県唯一の動物園を旭山動物園(北海道旭川市)のように魅力的なものにしたい。また、現在の市運動公園に全天候型アリーナを建設したい。ライブステージやバスケットBJリーグの琉球ゴールデンキングスのホームとして活用すればいい。動物園とアリーナの二つは近いうちに着手したい。
さらに、自動車、オートバイ用のサーキット場を市北部に造りたい。サーキット場建設は、日本だけでなくアジアのプロ、そして、業界からも要望がある。
――空き店舗が目立つ中心市街地の対策は。
コザの市街地は国際都市としての特色を出していく。沖縄市には約40カ国の人々が住んでいて、外国人が自由に闊歩(かっぽ)できるような雰囲気を復活させたい。沖縄市は那覇市とは違う魅力があり、沖縄市に来たら楽しいと思わせたい。

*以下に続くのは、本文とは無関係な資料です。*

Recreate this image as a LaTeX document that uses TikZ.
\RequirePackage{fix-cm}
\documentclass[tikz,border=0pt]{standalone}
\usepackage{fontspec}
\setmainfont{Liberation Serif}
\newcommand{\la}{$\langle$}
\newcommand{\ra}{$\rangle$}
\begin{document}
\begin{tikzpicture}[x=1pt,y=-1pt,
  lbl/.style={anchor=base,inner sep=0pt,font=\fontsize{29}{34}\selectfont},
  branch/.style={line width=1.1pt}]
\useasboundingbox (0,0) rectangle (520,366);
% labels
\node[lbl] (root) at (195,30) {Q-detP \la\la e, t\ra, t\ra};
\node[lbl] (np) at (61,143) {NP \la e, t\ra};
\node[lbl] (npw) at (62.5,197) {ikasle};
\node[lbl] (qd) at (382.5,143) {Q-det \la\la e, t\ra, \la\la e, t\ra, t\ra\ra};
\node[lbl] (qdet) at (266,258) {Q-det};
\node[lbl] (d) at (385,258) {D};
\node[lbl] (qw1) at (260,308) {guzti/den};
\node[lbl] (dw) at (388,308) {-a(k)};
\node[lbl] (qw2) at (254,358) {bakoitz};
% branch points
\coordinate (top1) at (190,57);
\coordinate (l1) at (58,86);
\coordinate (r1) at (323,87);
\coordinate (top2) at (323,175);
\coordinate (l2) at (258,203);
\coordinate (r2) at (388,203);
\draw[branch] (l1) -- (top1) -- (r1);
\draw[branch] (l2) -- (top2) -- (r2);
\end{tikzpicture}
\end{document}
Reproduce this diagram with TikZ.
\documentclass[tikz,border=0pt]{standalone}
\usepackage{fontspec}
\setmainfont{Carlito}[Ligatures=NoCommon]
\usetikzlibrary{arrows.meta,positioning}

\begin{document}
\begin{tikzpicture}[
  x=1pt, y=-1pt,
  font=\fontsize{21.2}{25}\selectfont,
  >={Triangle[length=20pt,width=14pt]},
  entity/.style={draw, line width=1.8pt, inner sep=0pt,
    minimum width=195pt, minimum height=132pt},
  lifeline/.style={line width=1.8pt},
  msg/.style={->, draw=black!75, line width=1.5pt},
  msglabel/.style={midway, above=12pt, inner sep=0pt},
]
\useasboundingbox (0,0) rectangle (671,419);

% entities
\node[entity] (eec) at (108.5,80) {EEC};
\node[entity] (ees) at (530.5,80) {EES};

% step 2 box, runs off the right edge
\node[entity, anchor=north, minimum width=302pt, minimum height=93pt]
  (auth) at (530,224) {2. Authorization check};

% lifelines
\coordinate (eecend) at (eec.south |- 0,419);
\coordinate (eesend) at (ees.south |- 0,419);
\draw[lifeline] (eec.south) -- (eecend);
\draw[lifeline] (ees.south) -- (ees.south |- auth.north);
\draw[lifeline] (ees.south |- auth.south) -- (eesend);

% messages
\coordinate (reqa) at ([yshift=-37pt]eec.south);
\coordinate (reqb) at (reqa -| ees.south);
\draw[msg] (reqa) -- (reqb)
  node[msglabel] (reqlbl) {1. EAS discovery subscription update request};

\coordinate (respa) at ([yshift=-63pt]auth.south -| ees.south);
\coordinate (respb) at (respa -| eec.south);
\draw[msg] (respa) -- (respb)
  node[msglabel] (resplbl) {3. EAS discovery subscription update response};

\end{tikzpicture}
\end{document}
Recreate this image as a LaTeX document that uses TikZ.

また、シャッターが目立つアーケード街の対策については、これまで15年も策が論じられているが特効薬がない。市全体で人を呼び込むための知恵を出し合っていくことが重要だ。
――嘉手納基地でシミュレーター(模擬飛行装置)や格納庫などの増設計画があるが、基地所在の市長としてどう対応するか。
まず、基地機能強化には反対が私の立場だ。一方、嘉手納基地につながるコザゲート通りでもここ2、3年で空き店舗が出ている。外国人の人通りが極端に少なくなり、殺風景になった。米兵による事件・事故がないではないが、前市政が米軍を悪いものとして扱い、米兵を排除しようとしたのは間違いだった。軍人や外国人がコザゲート通りをもっと自由に歩き、買い物できるように対策を講じたい。そのためにも米軍基地司令官とも交流していきたい。
――11月にも知事選が予想されるが、仲井真県政に対する評価は。
高いレベルで評価する。目に見える形では、一括交付金(沖縄振興特別推進交付金)を8年間、政府に約束してもらった。那覇空港の第2滑走路建設は、政府と交渉して10年間の工期を7年半に前倒ししたほか、企業誘致などで、長年の課題であった失業率を本土並みに大きく減らした。
米軍普天間飛行場の移設に関しては、危険性の除去を最優先にする考えに同感だ。知事の名護市辺野古沖の埋め立て申請承認は、行政上の手続きであって、問題はない。しかも、知事は「県外が早いのではないか」と言明しており、知事の公約違反にはあたらない。